Goldsmith took over the Office of Legal Counsel, a powerful arm of the Justice Department whose opinions give legal cover to government programs -- including the most secret ones -- and promptly found himself reversing the legal opinions of his friend John Yoo. Those overturned opinions included the infamous "torture memo" and the legal backing for the government's secret warrantless spying program.

In his soon-to-be published book "The Terror Presidency", Goldsmith describes how in his short tenure, w he took the extraordinary step of overturning OLC opinions from the same administration, earning him the enmity of many in the White House. Most notably, Goldsmith infuriated Vice President Dick Cheney's lawyer, David Addington, who by the best account wields extraordinary power and excels at bureaucratic fights.

Addington, who Goldsmith describes as the architect of the president's warrantless surveillance program, consistently fought to expand the power of the presidency by hewing to secrecy and successfully fighting internal advice to ask Congress to bless the
Administration's detainee and surveillance policies.

After resigning in 2004, shortly after winning the battle to scale back the Administration's wiretapping program, Goldsmith became a
Harvard law professor. And after the New York Times exposed a portion of the government's secret program in December 2005, Goldsmith became ensnared in the Justice Department's leak investigation.

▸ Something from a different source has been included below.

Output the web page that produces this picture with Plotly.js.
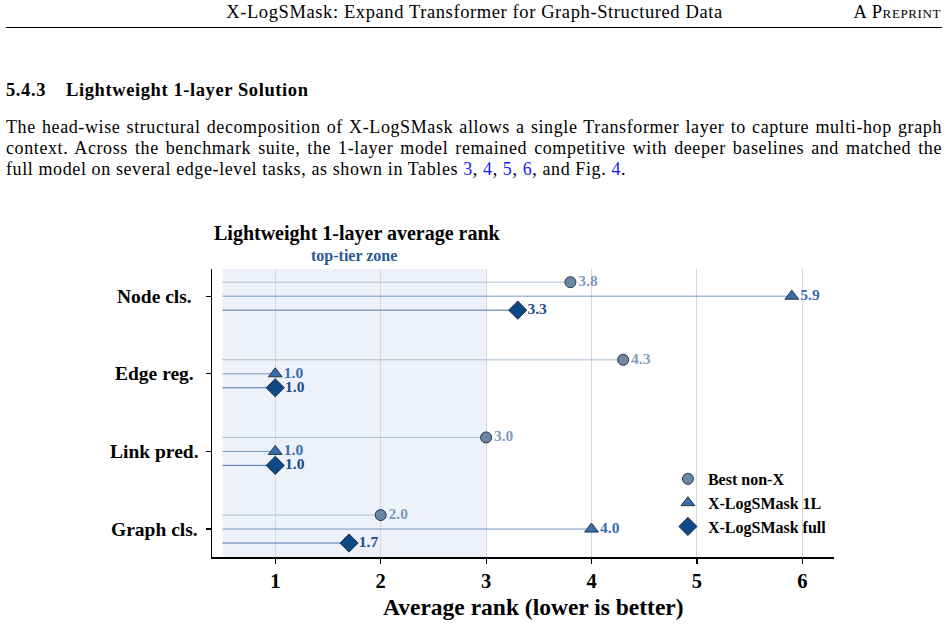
<!DOCTYPE html>
<html>
<head>
<meta charset="utf-8">
<script src="https://cdn.plot.ly/plotly-3.0.1.min.js"></script>
<style>
  html, body { margin: 0; padding: 0; background: #fff; }
  body { width: 948px; height: 626px; position: relative; overflow: hidden;
         font-family: "Liberation Serif", "DejaVu Serif", serif; color: #000; }
  .runhead { position: absolute; top: 2px; left: 0; width: 948px; height: 22px;
             font-size: 18.5px; letter-spacing: 0.6px; }
  .runhead .title { position: absolute; left: 0; width: 949px; text-align: center; top: 0; }
  .runhead .pre { position: absolute; right: 7px; top: 0; font-variant: small-caps; letter-spacing: 0.6px; }
  .rule { position: absolute; top: 27px; left: 6px; width: 936px; height: 0; border-top: 1.2px solid #000; }
  h3 { position: absolute; margin: 0; top: 80px; left: 6px; font-size: 18.5px; font-weight: bold;
       letter-spacing: 0.6px; }
  h3 .num { margin-right: 20px; }
  .para { position: absolute; top: 117px; left: 6px; width: 936px; font-size: 18px;
          letter-spacing: 0.6px; line-height: 21px; }
  .para .ln { height: 21px; white-space: nowrap; text-align: justify; text-align-last: justify; }
  .para .ln.last { text-align-last: left; }
  .para a { color: #1a1aff; text-decoration: none; }
  #chart { position: absolute; left: 0; top: 215px; width: 948px; height: 411px; }
</style>
</head>
<body>
<div class="runhead"><span class="title">X-LogSMask: Expand Transformer for Graph-Structured Data</span><span class="pre">A Preprint</span></div>
<div class="rule"></div>
<h3><span class="num">5.4.3</span>Lightweight 1-layer Solution</h3>
<div class="para">
  <div class="ln">The head-wise structural decomposition of X-LogSMask allows a single Transformer layer to capture multi-hop graph</div>
  <div class="ln">context. Across the benchmark suite, the 1-layer model remained competitive with deeper baselines and matched the</div>
  <div class="ln last">full model on several edge-level tasks, as shown in Tables <a href="#">3</a>, <a href="#">4</a>, <a href="#">5</a>, <a href="#">6</a>, and Fig. <a href="#">4</a>.</div>
</div>
<div id="chart"></div>
<script>
// Task families (top to bottom) and average ranks per model
const tasks = ["Node cls.", "Edge reg.", "Link pred.", "Graph cls."];
const bestNonX = [3.8, 4.3, 3.0, 2.0];
const xls1L = [5.9, 1.0, 1.0, 4.0];
const xlsFull = [3.3, 1.0, 1.0, 1.7];
const seriesNames = ["Best non-X", "X-LogSMask 1L", "X-LogSMask full"];
const xTicks = [1, 2, 3, 4, 5, 6];
const stemStart = 0.5;
const zoneEnd = 3;

const serif = "Liberation Serif, Times New Roman, serif";
const series = [
  { vals: bestNonX, off: -0.18, symbol: "circle", size: 11, fill: "#6c87a5", stem: "#aabdd3", label: "#7f9bbb" },
  { vals: xls1L, off: 0, symbol: "triangle-up", size: 12, fill: "#3a6dab", stem: "#7299c6", label: "#3a6dab" },
  { vals: xlsFull, off: 0.18, symbol: "diamond", size: 14, fill: "#0f4787", stem: "#4a74ab", label: "#1a4c8b" }
];

const traces = [];
series.forEach((s) => {
  // stems from the left edge of the zone to each value
  const sx = [], sy = [];
  s.vals.forEach((v, i) => { sx.push(stemStart, v, null); sy.push(i + s.off, i + s.off, null); });
  traces.push({ x: sx, y: sy, mode: "lines", line: { color: s.stem, width: 1 },
                showlegend: false, hoverinfo: "skip" });
});
series.forEach((s, k) => {
  traces.push({
    x: s.vals, y: s.vals.map((v, i) => i + s.off),
    mode: "markers+text", name: seriesNames[k],
    text: s.vals.map(v => v.toFixed(1)), textposition: "middle right",
    textfont: { family: serif, size: 15.5, weight: 700, color: s.label },
    marker: { symbol: s.symbol, size: s.size, color: s.fill, line: { color: "#233447", width: 1 } },
    cliponaxis: false
  });
});

// category labels, centred in the left margin
const taskLabels = tasks.map((t, i) => ({
  text: t, xref: "paper", yref: "y", x: -0.093, y: i, xanchor: "center", yanchor: "middle",
  showarrow: false, font: { family: serif, size: 19.5, weight: 700, color: "#000" }
}));

const layout = {
  width: 948, height: 411,
  margin: { l: 212, r: 114, t: 54, b: 69 },
  paper_bgcolor: "rgba(0,0,0,0)", plot_bgcolor: "#ffffff",
  font: { family: serif, color: "#000" },
  xaxis: {
    range: [0.4, 6.3], tickvals: xTicks, ticks: "outside", ticklen: 5, tickwidth: 1.2, tickcolor: "#000",
    tickfont: { family: serif, size: 20.5, weight: 700 },
    showgrid: true, gridcolor: "#d3d8de", gridwidth: 1, zeroline: false,
    showline: true, linecolor: "#000", linewidth: 1.5
  },
  yaxis: {
    range: [3.36, -0.35], tickvals: tasks.map((t, i) => i), showticklabels: false,
    ticks: "outside", ticklen: 5, tickwidth: 1.2, tickcolor: "#000",
    showgrid: false, zeroline: false, showline: true, linecolor: "#000", linewidth: 1.5
  },
  shapes: [{
    type: "rect", layer: "below", xref: "x", yref: "paper",
    x0: stemStart, x1: zoneEnd, y0: 0, y1: 1, fillcolor: "#edf1f9", line: { width: 0 }
  }],
  annotations: [
    { text: "Lightweight 1-layer average rank", xref: "paper", yref: "paper", x: 0, y: 1.125,
      xanchor: "left", yanchor: "middle", showarrow: false,
      font: { family: serif, size: 20, weight: 700, color: "#000" } },
    { text: "top-tier zone", xref: "x", yref: "paper", x: (stemStart + zoneEnd) / 2, y: 1.045,
      xanchor: "center", yanchor: "middle", showarrow: false,
      font: { family: serif, size: 16, weight: 700, color: "#2a5a94" } },
    { text: "Average rank (lower is better)", xref: "paper", yref: "paper", x: 0.5175, y: -0.174,
      xanchor: "center", yanchor: "middle", showarrow: false,
      font: { family: serif, size: 23.5, weight: 700, color: "#000" } }
  ].concat(taskLabels),
  legend: {
    x: 0.733, y: 0.33, xanchor: "left", yanchor: "top", bgcolor: "rgba(0,0,0,0)",
    font: { family: serif, size: 16, weight: 700, color: "#000" }
  },
  showlegend: true
};

Plotly.newPlot("chart", traces, layout, { displayModeBar: false, staticPlot: true });
</script>
</body>
</html>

Despite telling FBI investigators about his one conversation with
New York Times reporter Eric Lichtblau, one of the co-authors of the wiretapping report, where no confidential information was spilled
(according to Goldsmith), Goldsmith was handed a grand jury subpoena.

What angered me most about the subpoena I received on that wet day in Cambridge was not the expense of lawyers or a possible perjury trap, but rather the fact that it was Alberto Gonzales's
Justice Department that had issued it. As Doe and Smith knew, I had spent hundreds of very difficult hours at OLC, in the face of extraordinary White House resistance, trying to clean up the legal mess that then—White House Counselor Gonzales, David Addington [VP Cheney's lawyer], John Yoo and others had created in designing the foundations of the Terrorist Surveillance Program.

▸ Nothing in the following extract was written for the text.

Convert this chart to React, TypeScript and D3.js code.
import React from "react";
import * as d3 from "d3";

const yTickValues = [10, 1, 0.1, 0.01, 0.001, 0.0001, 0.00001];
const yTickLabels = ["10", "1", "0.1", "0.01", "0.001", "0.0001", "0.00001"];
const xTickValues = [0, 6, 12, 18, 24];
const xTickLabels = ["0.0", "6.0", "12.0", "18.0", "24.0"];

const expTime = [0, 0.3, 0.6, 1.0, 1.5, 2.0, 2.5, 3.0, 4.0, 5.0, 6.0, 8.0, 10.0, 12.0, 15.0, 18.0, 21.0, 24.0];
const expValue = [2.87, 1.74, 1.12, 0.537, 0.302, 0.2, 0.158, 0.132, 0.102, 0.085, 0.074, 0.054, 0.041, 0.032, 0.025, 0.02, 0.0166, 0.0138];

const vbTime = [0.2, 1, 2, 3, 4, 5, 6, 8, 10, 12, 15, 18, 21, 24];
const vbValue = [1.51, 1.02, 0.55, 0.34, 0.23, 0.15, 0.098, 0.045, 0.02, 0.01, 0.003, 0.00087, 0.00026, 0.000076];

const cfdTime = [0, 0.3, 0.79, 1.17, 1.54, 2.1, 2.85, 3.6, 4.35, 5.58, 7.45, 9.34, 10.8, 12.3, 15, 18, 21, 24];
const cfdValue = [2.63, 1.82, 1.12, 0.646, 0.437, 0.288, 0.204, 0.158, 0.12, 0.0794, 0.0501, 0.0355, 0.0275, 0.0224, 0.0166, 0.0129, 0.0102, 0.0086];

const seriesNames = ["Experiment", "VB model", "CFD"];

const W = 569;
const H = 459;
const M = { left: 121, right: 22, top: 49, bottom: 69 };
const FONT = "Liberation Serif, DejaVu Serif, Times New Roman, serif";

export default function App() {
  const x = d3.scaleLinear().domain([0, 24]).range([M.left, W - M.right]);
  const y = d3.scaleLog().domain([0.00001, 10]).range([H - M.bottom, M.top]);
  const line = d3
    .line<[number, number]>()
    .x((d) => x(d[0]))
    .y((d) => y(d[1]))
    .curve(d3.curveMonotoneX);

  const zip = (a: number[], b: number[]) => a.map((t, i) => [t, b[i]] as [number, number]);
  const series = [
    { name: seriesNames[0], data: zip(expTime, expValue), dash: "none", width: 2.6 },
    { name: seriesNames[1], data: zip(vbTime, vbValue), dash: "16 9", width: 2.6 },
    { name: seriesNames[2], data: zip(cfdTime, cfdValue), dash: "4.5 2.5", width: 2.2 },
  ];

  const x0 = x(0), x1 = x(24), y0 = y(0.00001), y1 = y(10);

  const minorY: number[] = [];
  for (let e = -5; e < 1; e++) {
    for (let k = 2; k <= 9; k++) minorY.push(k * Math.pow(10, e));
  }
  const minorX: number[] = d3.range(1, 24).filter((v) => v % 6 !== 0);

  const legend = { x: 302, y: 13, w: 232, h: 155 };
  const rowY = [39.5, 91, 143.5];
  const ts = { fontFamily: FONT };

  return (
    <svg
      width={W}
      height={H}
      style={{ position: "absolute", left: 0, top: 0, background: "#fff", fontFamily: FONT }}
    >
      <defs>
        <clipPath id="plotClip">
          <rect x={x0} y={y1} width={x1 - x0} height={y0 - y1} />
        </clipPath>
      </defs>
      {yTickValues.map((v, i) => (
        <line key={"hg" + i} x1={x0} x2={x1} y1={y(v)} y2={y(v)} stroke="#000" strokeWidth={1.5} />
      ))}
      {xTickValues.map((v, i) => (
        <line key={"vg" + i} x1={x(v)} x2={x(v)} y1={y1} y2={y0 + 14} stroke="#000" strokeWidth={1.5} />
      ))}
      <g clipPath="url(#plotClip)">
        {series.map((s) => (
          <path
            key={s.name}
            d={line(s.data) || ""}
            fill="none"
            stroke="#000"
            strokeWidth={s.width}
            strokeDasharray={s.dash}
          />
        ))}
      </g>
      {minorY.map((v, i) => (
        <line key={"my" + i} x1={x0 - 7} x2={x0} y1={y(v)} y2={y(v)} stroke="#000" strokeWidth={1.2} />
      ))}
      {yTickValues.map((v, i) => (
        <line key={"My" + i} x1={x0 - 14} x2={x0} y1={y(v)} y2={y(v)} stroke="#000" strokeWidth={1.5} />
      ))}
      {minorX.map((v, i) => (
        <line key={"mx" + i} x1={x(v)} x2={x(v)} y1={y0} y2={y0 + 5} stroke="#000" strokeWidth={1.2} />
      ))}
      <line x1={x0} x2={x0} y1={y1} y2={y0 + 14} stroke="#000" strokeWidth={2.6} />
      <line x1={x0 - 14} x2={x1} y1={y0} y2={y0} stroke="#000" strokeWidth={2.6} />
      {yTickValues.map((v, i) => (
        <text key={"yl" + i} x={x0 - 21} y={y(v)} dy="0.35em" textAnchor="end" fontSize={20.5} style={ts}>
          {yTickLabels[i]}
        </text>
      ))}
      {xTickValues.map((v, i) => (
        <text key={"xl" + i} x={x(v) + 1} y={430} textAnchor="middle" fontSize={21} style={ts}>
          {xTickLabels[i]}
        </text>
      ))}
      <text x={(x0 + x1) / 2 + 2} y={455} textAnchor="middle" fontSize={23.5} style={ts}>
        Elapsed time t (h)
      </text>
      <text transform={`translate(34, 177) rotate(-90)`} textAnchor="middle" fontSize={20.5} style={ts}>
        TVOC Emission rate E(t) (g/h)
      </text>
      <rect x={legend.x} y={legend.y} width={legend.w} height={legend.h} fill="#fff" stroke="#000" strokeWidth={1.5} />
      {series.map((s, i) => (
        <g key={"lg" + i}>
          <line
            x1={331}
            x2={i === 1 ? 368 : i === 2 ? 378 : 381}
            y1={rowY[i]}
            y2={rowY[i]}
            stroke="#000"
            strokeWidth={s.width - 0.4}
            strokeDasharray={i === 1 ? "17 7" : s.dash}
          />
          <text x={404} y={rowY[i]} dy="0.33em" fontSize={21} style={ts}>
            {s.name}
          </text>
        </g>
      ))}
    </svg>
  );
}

It seemed rich beyond my comprehension for a Gonzales-led
Department of Justice to be pursuing me for possibly illegal actions in connection with the Terrorist Surveillance Program, I told the two wide-eyed FBI agents in Harvard Square
. They understood what I was talking about but Doe nervously said that he legality of the foundations fo the program was "outside [their] jurisdiction."
(emphasis added)

That sentence is extraordinary. One can't help but read that sentence to mean that Goldsmith is flabbergasted that the Justice
Department is after him for illegal activity, when he knows for a fact that the current Attorney General was deeply implicated in a program that Goldsmith himself believed was illegal.

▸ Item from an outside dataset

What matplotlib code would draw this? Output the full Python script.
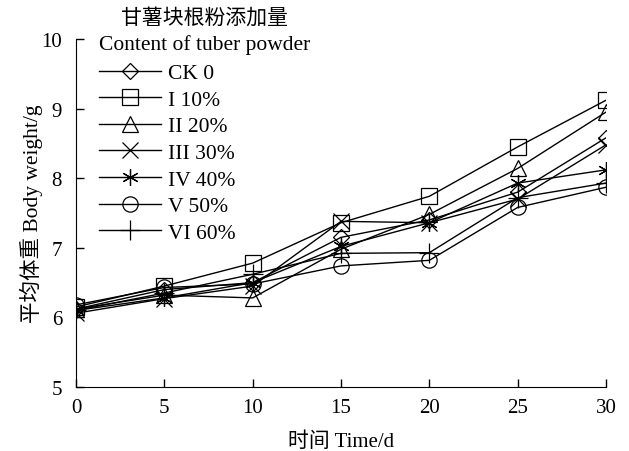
import matplotlib
matplotlib.use("Agg")
import matplotlib.pyplot as plt

plt.rcParams['font.family'] = ['Liberation Serif', 'Noto Sans CJK SC']

days = [0, 5, 10, 15, 20, 25, 30]

ck = [6.12, 6.40, 6.50, 7.15, 7.40, 7.80, 8.58]
g10 = [6.15, 6.45, 6.78, 7.36, 7.74, 8.45, 9.12]
g20 = [6.12, 6.32, 6.28, 6.98, 7.48, 8.14, 8.95]
g30 = [6.06, 6.27, 6.45, 7.38, 7.36, 7.70, 8.48]
g40 = [6.10, 6.28, 6.50, 7.02, 7.36, 7.93, 8.12]
g50 = [6.18, 6.43, 6.48, 6.74, 6.82, 7.58, 7.87]
g60 = [6.10, 6.35, 6.62, 6.92, 6.93, 7.72, 7.93]

labels = ['CK 0', 'I 10%', 'II 20%', 'III 30%', 'IV 40%', 'V 50%', 'VI 60%']
series = [ck, g10, g20, g30, g40, g50, g60]
markers = ['D', 's', '^', 'x', (6, 2, 0), 'o', '+']
sizes = [8, 12, 11, 12, 12, 11, 14]

fig = plt.figure(figsize=(6.29, 4.52), dpi=100)
ax = fig.add_axes([76 / 629, 1 - 388 / 452, 530 / 629, 348 / 452])

for vals, lab, m, ms in zip(series, labels, markers, sizes):
    ax.plot(days, vals, color='black', lw=1.0, marker=m, ms=ms,
            mec='black', mew=0.9, label=lab, fillstyle='none')

ax.set_xlim(0, 30)
ax.set_ylim(5, 10)
ax.set_xticks(days)
ax.set_yticks([5, 6, 7, 8, 9, 10])
ax.spines['top'].set_visible(False)
ax.spines['right'].set_visible(False)
ax.tick_params(direction='in', length=6, width=1, labelsize=15)
ax.tick_params(axis='x', pad=8)
ax.tick_params(axis='y', pad=10)
ax.set_xlabel('时间 Time/d', fontsize=15, labelpad=10)
ax.set_ylabel('平均体重 Body weight/g', fontsize=15.5, labelpad=-1)

fig.text(204 / 629, 1 - 19 / 452, '甘薯块根粉添加量', fontsize=15,
         ha='center', va='center')
fig.text(99 / 629, 1 - 45 / 452, 'Content of tuber powder', fontsize=15.5,
         ha='left', va='center')

ax.legend(loc='upper left', bbox_to_anchor=(0.043, 0.93), frameon=False,
          fontsize=15.5, handlelength=2.9, labelspacing=0.3, handletextpad=0.33,
          borderpad=0, borderaxespad=0)

fig.savefig('out.png', dpi=100)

Not that Goldsmith is a fan of the New York Times.

I was not opposed to the leak investigation itself or to vigorous surveillance of terrorists. I agreed with President Bush that the revelations by [New York Times reporter James] Risen and Lichtblau had alerted our enemies, put our citizens at risk, and done "great harm" to the nation.

Goldsmith also believes the nation's anti-terrorism spying laws, the Foreign Intelligence Surveillance Act, is too strict for the modern age. But he's no fan of the Administration's tactics in dealing with their disagreement with the law:

But I deplored the way the White House went about fixing the problem. "We're one bomb away form getting rid of that obnoxious [FISA] court," Addington had told me in his typically sarcastic style during a tense White House meeting in February of 2004.

The Vice President's Counsel, who was the chief legal architect of the Terrorist Surveillance Program, was singing the White House tune on
FISA. He and the Vice President had abhorred FISA's intrusion on presidential power ever since its enactment in 1978.

After 9/11 they and other top officials in the administration dealt with FISA they way they dealt with other laws they didn't like:
they blew through them in secret based on flimsy legal opinions that they guarded closely so no one could question the legal basis for the operations.

My first experience of this strict control, in fact, had come in a
2003 meeting when Addington angrily denied the NSA Inspector General's request to see a copy of OLC's legal analysis in support of the
Terrorist Surveillance Program.

Goldsmith may not want to be lionized by civil libertarians, but he might want to take his friends where he can get them. He's certainly left with few friends in the White House, and probably has none left now that he's talking publicly.

His book, however, illuminates how lawyers and fear of them drive and cripple modern Administrations, and tell a powerful story about how this Administration's drive to restore the powers of the presidency have left it weakened and large swaths of the country deeply suspicious of the motives of President Bush.